**Problem to solve**
Make a verbatim copy of the entries below; pictures stay out.

═══ Record list ═══

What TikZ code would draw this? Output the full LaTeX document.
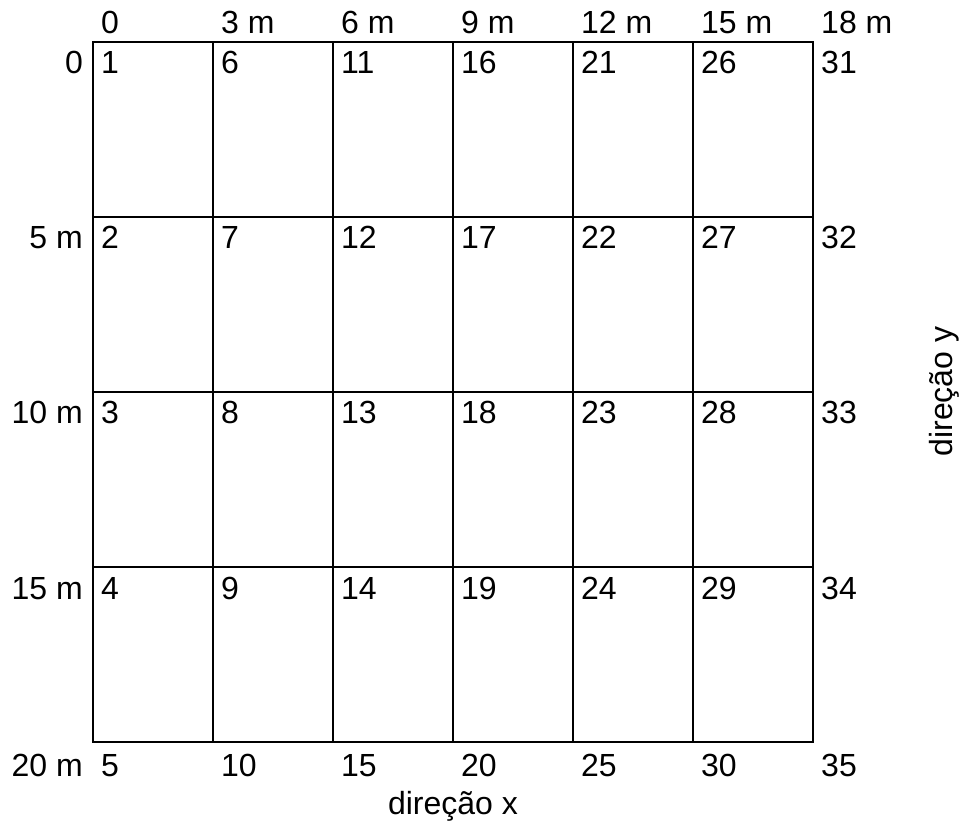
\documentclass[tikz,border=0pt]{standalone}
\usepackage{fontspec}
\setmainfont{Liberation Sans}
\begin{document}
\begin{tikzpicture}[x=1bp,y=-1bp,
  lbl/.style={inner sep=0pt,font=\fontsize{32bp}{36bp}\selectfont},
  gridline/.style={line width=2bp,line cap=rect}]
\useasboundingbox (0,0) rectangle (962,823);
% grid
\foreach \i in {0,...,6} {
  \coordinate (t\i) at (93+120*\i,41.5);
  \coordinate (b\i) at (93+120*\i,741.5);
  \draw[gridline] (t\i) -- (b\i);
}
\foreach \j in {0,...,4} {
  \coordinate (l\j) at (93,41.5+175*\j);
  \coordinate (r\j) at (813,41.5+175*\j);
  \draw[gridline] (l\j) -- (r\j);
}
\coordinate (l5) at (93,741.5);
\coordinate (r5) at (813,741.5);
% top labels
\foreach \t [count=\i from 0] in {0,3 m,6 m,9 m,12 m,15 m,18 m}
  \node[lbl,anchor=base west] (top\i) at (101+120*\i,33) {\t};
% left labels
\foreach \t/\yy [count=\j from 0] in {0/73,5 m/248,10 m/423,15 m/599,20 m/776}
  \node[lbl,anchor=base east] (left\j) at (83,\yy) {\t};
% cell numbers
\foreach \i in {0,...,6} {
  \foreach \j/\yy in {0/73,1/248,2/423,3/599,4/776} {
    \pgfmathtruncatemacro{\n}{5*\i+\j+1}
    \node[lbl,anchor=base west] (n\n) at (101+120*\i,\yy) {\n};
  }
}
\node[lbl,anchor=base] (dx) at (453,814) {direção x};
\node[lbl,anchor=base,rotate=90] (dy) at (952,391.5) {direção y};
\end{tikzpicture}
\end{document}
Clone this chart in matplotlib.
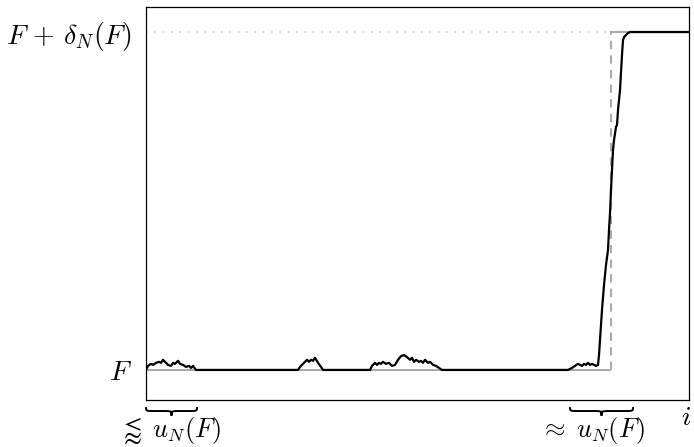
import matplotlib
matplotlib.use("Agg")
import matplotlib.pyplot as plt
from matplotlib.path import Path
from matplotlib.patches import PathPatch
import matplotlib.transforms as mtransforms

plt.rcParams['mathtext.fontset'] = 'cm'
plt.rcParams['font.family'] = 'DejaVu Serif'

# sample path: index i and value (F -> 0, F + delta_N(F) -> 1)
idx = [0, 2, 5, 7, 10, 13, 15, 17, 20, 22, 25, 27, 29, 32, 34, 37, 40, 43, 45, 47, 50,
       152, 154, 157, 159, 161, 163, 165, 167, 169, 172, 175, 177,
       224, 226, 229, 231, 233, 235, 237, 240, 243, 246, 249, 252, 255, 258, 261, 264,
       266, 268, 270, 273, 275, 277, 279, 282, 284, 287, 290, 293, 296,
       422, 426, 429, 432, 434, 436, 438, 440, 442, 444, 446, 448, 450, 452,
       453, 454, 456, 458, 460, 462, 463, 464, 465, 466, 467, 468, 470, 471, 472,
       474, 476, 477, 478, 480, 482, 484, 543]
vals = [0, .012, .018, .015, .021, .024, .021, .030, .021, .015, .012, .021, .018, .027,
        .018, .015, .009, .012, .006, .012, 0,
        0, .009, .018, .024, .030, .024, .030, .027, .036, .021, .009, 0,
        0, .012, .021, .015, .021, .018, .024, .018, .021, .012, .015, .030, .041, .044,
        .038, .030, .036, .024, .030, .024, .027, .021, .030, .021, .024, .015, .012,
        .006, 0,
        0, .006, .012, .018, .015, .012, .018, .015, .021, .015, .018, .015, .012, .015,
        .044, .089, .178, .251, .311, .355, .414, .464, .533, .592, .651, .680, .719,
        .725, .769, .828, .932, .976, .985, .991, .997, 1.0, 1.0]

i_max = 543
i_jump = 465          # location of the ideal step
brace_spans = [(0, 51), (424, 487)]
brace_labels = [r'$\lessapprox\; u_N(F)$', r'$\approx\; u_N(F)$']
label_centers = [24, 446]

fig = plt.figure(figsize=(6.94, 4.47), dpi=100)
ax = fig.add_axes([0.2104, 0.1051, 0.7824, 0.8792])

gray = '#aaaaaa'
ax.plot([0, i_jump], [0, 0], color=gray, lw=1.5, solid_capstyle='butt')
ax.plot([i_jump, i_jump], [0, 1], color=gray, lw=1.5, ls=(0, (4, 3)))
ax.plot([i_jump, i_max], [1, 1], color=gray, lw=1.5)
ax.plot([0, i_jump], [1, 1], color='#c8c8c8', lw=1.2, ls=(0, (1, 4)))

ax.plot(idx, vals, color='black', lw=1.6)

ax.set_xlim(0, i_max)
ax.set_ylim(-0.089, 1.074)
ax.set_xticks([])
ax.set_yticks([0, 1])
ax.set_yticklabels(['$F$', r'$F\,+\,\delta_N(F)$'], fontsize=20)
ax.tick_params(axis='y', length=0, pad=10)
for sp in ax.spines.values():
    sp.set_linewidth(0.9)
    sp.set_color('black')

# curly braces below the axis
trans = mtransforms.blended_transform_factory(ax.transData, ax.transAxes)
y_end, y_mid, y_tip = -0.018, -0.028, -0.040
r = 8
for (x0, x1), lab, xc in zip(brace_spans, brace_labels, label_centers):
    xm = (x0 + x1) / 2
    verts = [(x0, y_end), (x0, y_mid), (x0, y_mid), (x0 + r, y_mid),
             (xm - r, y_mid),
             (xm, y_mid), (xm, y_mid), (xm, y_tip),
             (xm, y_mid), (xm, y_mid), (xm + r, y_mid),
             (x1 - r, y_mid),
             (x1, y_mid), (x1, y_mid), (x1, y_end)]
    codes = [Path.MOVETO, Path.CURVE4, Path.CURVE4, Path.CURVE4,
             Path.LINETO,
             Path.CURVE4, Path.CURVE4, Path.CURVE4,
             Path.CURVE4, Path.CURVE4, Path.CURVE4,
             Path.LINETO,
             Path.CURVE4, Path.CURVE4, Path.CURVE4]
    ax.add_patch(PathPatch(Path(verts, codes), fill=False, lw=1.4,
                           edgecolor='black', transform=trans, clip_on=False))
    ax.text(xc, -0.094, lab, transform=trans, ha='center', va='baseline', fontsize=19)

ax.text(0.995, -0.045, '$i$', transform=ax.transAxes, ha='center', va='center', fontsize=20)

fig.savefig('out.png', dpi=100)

═══

**Final answer**
What TikZ code would draw this? Output the full LaTeX document.
\documentclass[tikz,border=0pt]{standalone}
\usepackage{fontspec}
\setmainfont{Liberation Sans}
\begin{document}
\begin{tikzpicture}[x=1bp,y=-1bp,
  lbl/.style={inner sep=0pt,font=\fontsize{32bp}{36bp}\selectfont},
  gridline/.style={line width=2bp,line cap=rect}]
\useasboundingbox (0,0) rectangle (962,823);
% grid
\foreach \i in {0,...,6} {
  \coordinate (t\i) at (93+120*\i,41.5);
  \coordinate (b\i) at (93+120*\i,741.5);
  \draw[gridline] (t\i) -- (b\i);
}
\foreach \j in {0,...,4} {
  \coordinate (l\j) at (93,41.5+175*\j);
  \coordinate (r\j) at (813,41.5+175*\j);
  \draw[gridline] (l\j) -- (r\j);
}
\coordinate (l5) at (93,741.5);
\coordinate (r5) at (813,741.5);
% top labels
\foreach \t [count=\i from 0] in {0,3 m,6 m,9 m,12 m,15 m,18 m}
  \node[lbl,anchor=base west] (top\i) at (101+120*\i,33) {\t};
% left labels
\foreach \t/\yy [count=\j from 0] in {0/73,5 m/248,10 m/423,15 m/599,20 m/776}
  \node[lbl,anchor=base east] (left\j) at (83,\yy) {\t};
% cell numbers
\foreach \i in {0,...,6} {
  \foreach \j/\yy in {0/73,1/248,2/423,3/599,4/776} {
    \pgfmathtruncatemacro{\n}{5*\i+\j+1}
    \node[lbl,anchor=base west] (n\n) at (101+120*\i,\yy) {\n};
  }
}
\node[lbl,anchor=base] (dx) at (453,814) {direção x};
\node[lbl,anchor=base,rotate=90] (dy) at (952,391.5) {direção y};
\end{tikzpicture}
\end{document}
Clone this chart in matplotlib.
import matplotlib
matplotlib.use("Agg")
import matplotlib.pyplot as plt
from matplotlib.path import Path
from matplotlib.patches import PathPatch
import matplotlib.transforms as mtransforms

plt.rcParams['mathtext.fontset'] = 'cm'
plt.rcParams['font.family'] = 'DejaVu Serif'

# sample path: index i and value (F -> 0, F + delta_N(F) -> 1)
idx = [0, 2, 5, 7, 10, 13, 15, 17, 20, 22, 25, 27, 29, 32, 34, 37, 40, 43, 45, 47, 50,
       152, 154, 157, 159, 161, 163, 165, 167, 169, 172, 175, 177,
       224, 226, 229, 231, 233, 235, 237, 240, 243, 246, 249, 252, 255, 258, 261, 264,
       266, 268, 270, 273, 275, 277, 279, 282, 284, 287, 290, 293, 296,
       422, 426, 429, 432, 434, 436, 438, 440, 442, 444, 446, 448, 450, 452,
       453, 454, 456, 458, 460, 462, 463, 464, 465, 466, 467, 468, 470, 471, 472,
       474, 476, 477, 478, 480, 482, 484, 543]
vals = [0, .012, .018, .015, .021, .024, .021, .030, .021, .015, .012, .021, .018, .027,
        .018, .015, .009, .012, .006, .012, 0,
        0, .009, .018, .024, .030, .024, .030, .027, .036, .021, .009, 0,
        0, .012, .021, .015, .021, .018, .024, .018, .021, .012, .015, .030, .041, .044,
        .038, .030, .036, .024, .030, .024, .027, .021, .030, .021, .024, .015, .012,
        .006, 0,
        0, .006, .012, .018, .015, .012, .018, .015, .021, .015, .018, .015, .012, .015,
        .044, .089, .178, .251, .311, .355, .414, .464, .533, .592, .651, .680, .719,
        .725, .769, .828, .932, .976, .985, .991, .997, 1.0, 1.0]

i_max = 543
i_jump = 465          # location of the ideal step
brace_spans = [(0, 51), (424, 487)]
brace_labels = [r'$\lessapprox\; u_N(F)$', r'$\approx\; u_N(F)$']
label_centers = [24, 446]

fig = plt.figure(figsize=(6.94, 4.47), dpi=100)
ax = fig.add_axes([0.2104, 0.1051, 0.7824, 0.8792])

gray = '#aaaaaa'
ax.plot([0, i_jump], [0, 0], color=gray, lw=1.5, solid_capstyle='butt')
ax.plot([i_jump, i_jump], [0, 1], color=gray, lw=1.5, ls=(0, (4, 3)))
ax.plot([i_jump, i_max], [1, 1], color=gray, lw=1.5)
ax.plot([0, i_jump], [1, 1], color='#c8c8c8', lw=1.2, ls=(0, (1, 4)))

ax.plot(idx, vals, color='black', lw=1.6)

ax.set_xlim(0, i_max)
ax.set_ylim(-0.089, 1.074)
ax.set_xticks([])
ax.set_yticks([0, 1])
ax.set_yticklabels(['$F$', r'$F\,+\,\delta_N(F)$'], fontsize=20)
ax.tick_params(axis='y', length=0, pad=10)
for sp in ax.spines.values():
    sp.set_linewidth(0.9)
    sp.set_color('black')

# curly braces below the axis
trans = mtransforms.blended_transform_factory(ax.transData, ax.transAxes)
y_end, y_mid, y_tip = -0.018, -0.028, -0.040
r = 8
for (x0, x1), lab, xc in zip(brace_spans, brace_labels, label_centers):
    xm = (x0 + x1) / 2
    verts = [(x0, y_end), (x0, y_mid), (x0, y_mid), (x0 + r, y_mid),
             (xm - r, y_mid),
             (xm, y_mid), (xm, y_mid), (xm, y_tip),
             (xm, y_mid), (xm, y_mid), (xm + r, y_mid),
             (x1 - r, y_mid),
             (x1, y_mid), (x1, y_mid), (x1, y_end)]
    codes = [Path.MOVETO, Path.CURVE4, Path.CURVE4, Path.CURVE4,
             Path.LINETO,
             Path.CURVE4, Path.CURVE4, Path.CURVE4,
             Path.CURVE4, Path.CURVE4, Path.CURVE4,
             Path.LINETO,
             Path.CURVE4, Path.CURVE4, Path.CURVE4]
    ax.add_patch(PathPatch(Path(verts, codes), fill=False, lw=1.4,
                           edgecolor='black', transform=trans, clip_on=False))
    ax.text(xc, -0.094, lab, transform=trans, ha='center', va='baseline', fontsize=19)

ax.text(0.995, -0.045, '$i$', transform=ax.transAxes, ha='center', va='center', fontsize=20)

fig.savefig('out.png', dpi=100)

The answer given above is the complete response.